J’aimerais m’en tenir à hausser les épaules. Mais non, je vois dans ce jeu de médiocre propagande électorale quelque chose de trop dangereux. Je renvoie naturellement à ce que j’ai pu écrire plus haut. On escamote les vrais débats, sociaux, sociétaux, écologiques.
Et pour ce qui nous occupe, on déculpabilise tout : accepter l’abandon du droit du sol, les restrictions à la double nationalité, autant de mesures que n’auraient pas renié les fondateurs d’un parti qui a glissé de l’antisémitisme viscéral à l’islamophobie, parce qu’au fond l’arabe, le "nègre" se sont substitués au "youpin" (attention, ça n’est pas moi qui joue des amalgames délinquance = immigration = islamisme !).
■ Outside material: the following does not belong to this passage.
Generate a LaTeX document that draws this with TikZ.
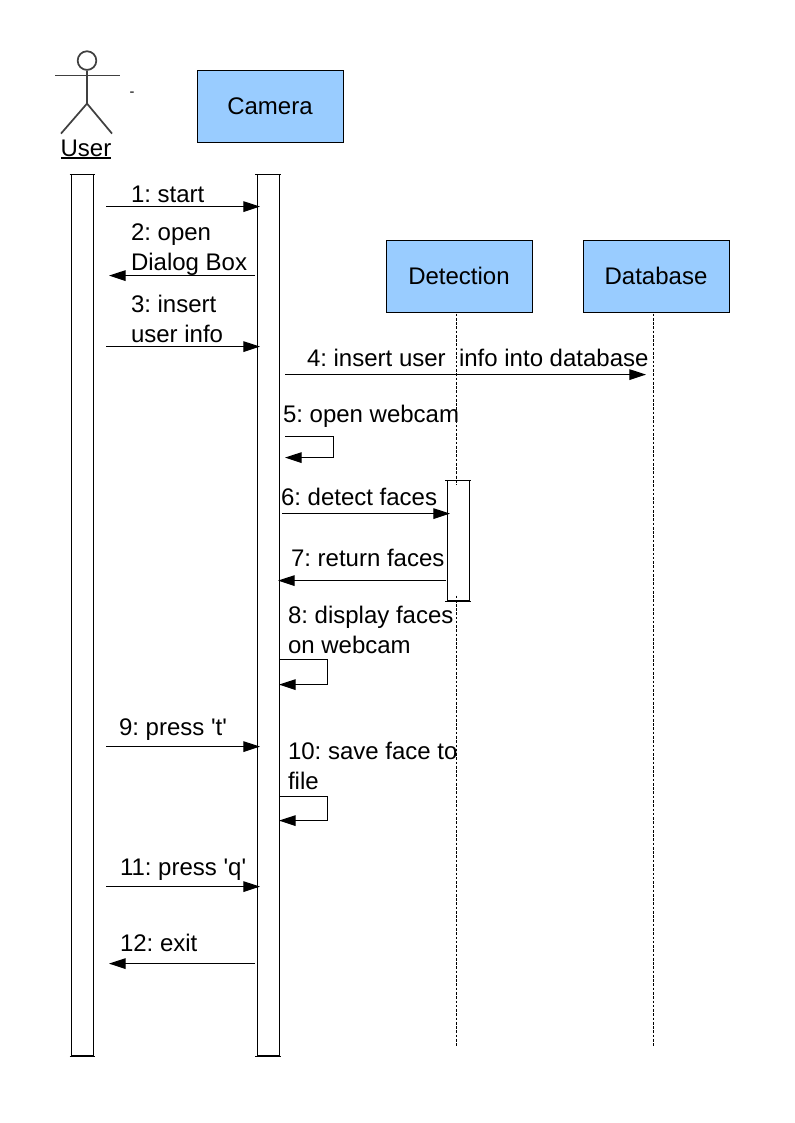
\documentclass[tikz,border=0pt]{standalone}
\usepackage{fontspec}
\setmainfont{Liberation Sans}
\newfontfamily\plainquote{Liberation Sans}
\newcommand{\sq}{{\plainquote\char39 }}
\usetikzlibrary{arrows.meta}
\tikzset{
  lbl/.style={anchor=base west,inner sep=0pt,outer sep=0pt,font=\fontsize{18}{22.5}\selectfont,align=left},
  objbox/.style={draw=black,fill=objblue,line width=0.75pt,minimum width=109.5pt,minimum height=54pt,inner sep=0pt,font=\fontsize{18}{22.5}\selectfont},
  msg/.style={line width=0.75pt,-{Triangle[length=12.5pt,width=8pt]}},
  life/.style={line width=0.6pt,dash pattern=on 2pt off 1.2pt},
  barbox/.style={draw=black,fill=white,line width=0.75pt,minimum width=16.5pt,inner sep=0pt},
  tick/.style={line width=0.75pt},
  actor/.style={line width=1.3pt,draw=black!75}
}
\definecolor{objblue}{HTML}{99CCFF}
\begin{document}
\frenchspacing
\begin{tikzpicture}[x=0.75pt,y=-0.75pt]
\useasboundingbox (0,-0.6) rectangle (794,1122.4);
% object boxes
\node[objbox] (camera) at (270,106) {\raisebox{0.8pt}{Camera}};
\node[objbox] (detection) at (459,276) {\raisebox{0.8pt}{Detection}};
\node[objbox] (database) at (656,276) {\raisebox{0.8pt}{Database}};
% lifelines
\coordinate (detEnd) at (456.5,1046);
\coordinate (dbEnd) at (653,1046);
\coordinate (detTop) at (456.5,313);
\coordinate (dbTop) at (653,313);
\draw[life] (detTop) -- (detEnd);
\draw[life] (dbTop) -- (dbEnd);
% activation bars
\node[barbox,minimum height=660.75pt] (userbar) at (82.5,614.5) {};
\node[barbox,minimum height=660.75pt] (cambar) at (268,614.5) {};
\node[barbox,minimum height=90pt] (detbar) at (458,540) {};
\draw[life] (456.5,471) -- (456.5,484);
\draw[life] (456.5,595) -- (456.5,606);
\foreach \n in {userbar,cambar,detbar}{
  \draw[tick] ([xshift=-1pt]\n.north west) -- ([xshift=1pt]\n.north east);
  \draw[tick] ([xshift=-1pt]\n.south west) -- ([xshift=1pt]\n.south east);
}
% actor
\node[draw=black!75,line width=1.3pt,circle,minimum size=14pt,inner sep=0pt] (head) at (87,60) {};
\coordinate (neck) at (87,103);
\coordinate (armL) at (55,75);
\coordinate (armR) at (120,75);
\coordinate (legL) at (61,133);
\coordinate (legR) at (112,133);
\draw[actor] (head.south) -- (neck);
\draw[actor] (armL) -- (armR);
\draw[actor] (legL) -- (neck) -- (legR);
\node[inner sep=0pt,font=\fontsize{18}{22.5}\selectfont,anchor=base] (user) at (86,156) {User};
\coordinate (ulL) at (61,157.5);
\coordinate (ulR) at (111,157.5);
\draw[line width=0.9pt] (ulL) -- (ulR);
\node[inner sep=0pt,font=\fontsize{11}{12}\selectfont] (dash) at (132,94) {-};
% message end points
\foreach \nm/\x/\y in {a1/106/206,b1/260/206,a2/255/275,b2/109/275,a3/106/346,b3/260/346,a4/285/374,b4/646/374,
  a5/285/436,c5/333/436,d5/333/457,b5/285/457,a6/282/513,b6/450/513,a7/446/580,b7/278/580,
  a8/279/659,c8/327/659,d8/327/684,b8/279/684,a9/106/746,b9/260/746,
  a10/279/796,c10/327/796,d10/327/820,b10/279/820,a11/106/886,b11/260/886,a12/255/963,b12/109/963}
  {\coordinate (\nm) at (\x,\y);}
\foreach \i in {1,2,3,4,6,7,9,11,12}{\draw[msg] (a\i) -- (b\i);}
\foreach \i in {5,8,10}{\draw[msg] (a\i) -- (c\i) -- (d\i) -- (b\i);}
% labels
\node[lbl] (m1) at (131,201.5) {1: start};
\node[lbl] (m2a) at (131,239.5) {2: open};
\node[lbl] (m2b) at (131,269.5) {Dialog Box};
\node[lbl] (m3a) at (131,311.5) {3: insert};
\node[lbl] (m3b) at (131,341.5) {user info};
\node[lbl] (m4) at (307,365.5) {4: insert user\ \ info into database};
\node[lbl] (m5) at (283,421.5) {5: open webcam};
\node[lbl] (m6) at (281,504.5) {6: detect faces};
\node[lbl] (m7) at (291,565.5) {7: return faces};
\node[lbl] (m8a) at (288,622.5) {8: display faces};
\node[lbl] (m8b) at (288,652.5) {on webcam};
\node[lbl] (m9) at (119,734.5) {9: press \sq t\sq};
\node[lbl] (m10a) at (288,758.5) {10: save face to};
\node[lbl] (m10b) at (288,788.5) {file};
\node[lbl] (m11) at (120,874.5) {11: press \sq q\sq};
\node[lbl] (m12) at (120,950.5) {12: exit};
\end{tikzpicture}
\end{document}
Et attention encore, les mêmes pourraient retrouver leur réflexe d’antan : « Je peux quand même payer mon verre, je suis pas juif ! », tout en continuant à casser du "bougnoule" et du "nègre".
Autrement, je ne suis pas particulièrement pessimiste, il y a des raisons d’espérer. Par exemple, la baudruche macronienne s’est dégonflée. J’attends avec impatience l’entre-deux tours, il faudra bien que les masques tombent. J’espère que certains se ressaisiront, qu'ils comprendront que pour manger avec le diable, il faut une sacrée grande cuillère.